-- BEGIN --

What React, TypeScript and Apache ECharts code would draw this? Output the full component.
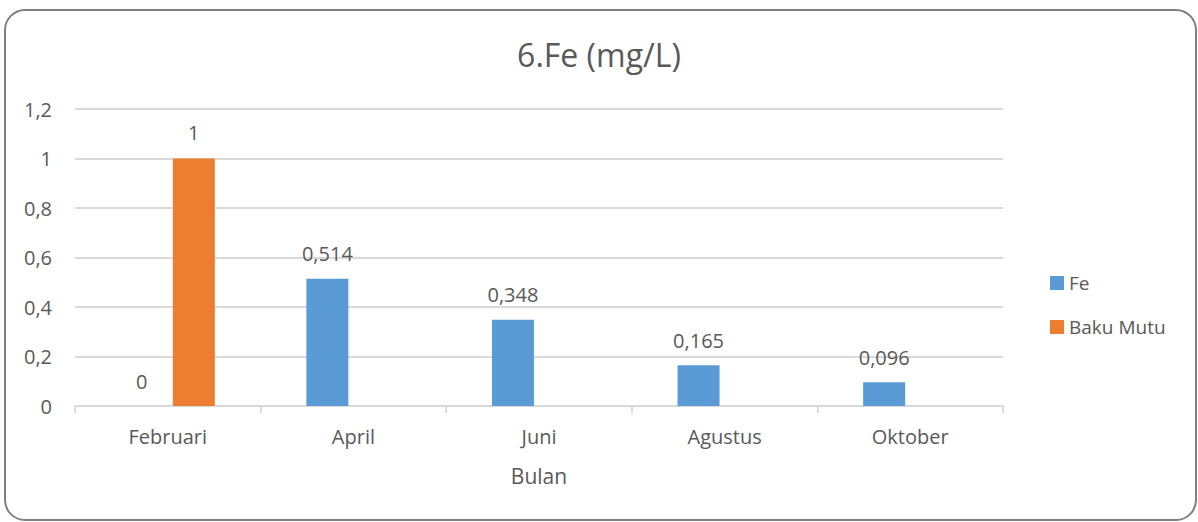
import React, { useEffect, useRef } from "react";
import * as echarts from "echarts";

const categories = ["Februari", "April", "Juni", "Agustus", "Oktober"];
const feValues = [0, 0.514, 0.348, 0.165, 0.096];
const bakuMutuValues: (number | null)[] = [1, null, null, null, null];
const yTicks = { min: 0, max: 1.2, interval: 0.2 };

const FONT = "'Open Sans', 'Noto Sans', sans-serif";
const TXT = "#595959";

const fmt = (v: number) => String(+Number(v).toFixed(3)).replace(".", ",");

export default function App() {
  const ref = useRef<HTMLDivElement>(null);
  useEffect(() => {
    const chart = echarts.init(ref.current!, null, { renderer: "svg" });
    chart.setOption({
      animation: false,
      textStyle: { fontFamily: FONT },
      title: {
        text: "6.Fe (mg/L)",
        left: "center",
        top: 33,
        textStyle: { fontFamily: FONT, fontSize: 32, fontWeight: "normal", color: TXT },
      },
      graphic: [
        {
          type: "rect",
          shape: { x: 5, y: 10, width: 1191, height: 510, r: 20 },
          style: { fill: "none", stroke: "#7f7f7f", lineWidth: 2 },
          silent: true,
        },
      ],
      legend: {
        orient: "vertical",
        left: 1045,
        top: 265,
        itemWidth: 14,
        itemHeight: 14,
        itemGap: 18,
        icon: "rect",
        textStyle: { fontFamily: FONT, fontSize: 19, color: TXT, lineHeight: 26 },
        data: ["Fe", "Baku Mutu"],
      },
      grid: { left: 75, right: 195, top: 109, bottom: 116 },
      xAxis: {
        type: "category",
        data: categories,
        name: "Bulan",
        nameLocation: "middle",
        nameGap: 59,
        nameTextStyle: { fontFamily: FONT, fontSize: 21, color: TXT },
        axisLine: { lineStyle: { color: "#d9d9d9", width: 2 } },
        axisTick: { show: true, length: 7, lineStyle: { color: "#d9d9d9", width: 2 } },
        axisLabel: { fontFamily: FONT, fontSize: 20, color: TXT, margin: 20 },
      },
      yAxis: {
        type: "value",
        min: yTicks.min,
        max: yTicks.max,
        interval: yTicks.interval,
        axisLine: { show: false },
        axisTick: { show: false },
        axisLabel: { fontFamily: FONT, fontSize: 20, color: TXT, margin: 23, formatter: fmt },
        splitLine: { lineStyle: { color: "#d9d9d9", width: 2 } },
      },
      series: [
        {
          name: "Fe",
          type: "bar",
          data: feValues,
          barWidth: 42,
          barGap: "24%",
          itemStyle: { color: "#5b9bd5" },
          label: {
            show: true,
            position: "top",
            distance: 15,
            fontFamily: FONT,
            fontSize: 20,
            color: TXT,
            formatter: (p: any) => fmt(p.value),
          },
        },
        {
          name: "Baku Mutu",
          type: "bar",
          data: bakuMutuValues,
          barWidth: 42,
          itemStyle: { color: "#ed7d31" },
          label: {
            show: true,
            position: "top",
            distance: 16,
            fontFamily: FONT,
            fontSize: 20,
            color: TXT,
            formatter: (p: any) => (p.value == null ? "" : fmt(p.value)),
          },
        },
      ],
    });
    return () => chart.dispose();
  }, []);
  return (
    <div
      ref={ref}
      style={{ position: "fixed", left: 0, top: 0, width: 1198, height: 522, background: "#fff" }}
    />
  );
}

-- END --

§ **Stated goal**:
Write only the number of lines that include "React".

§ **Result of this exercise**:
2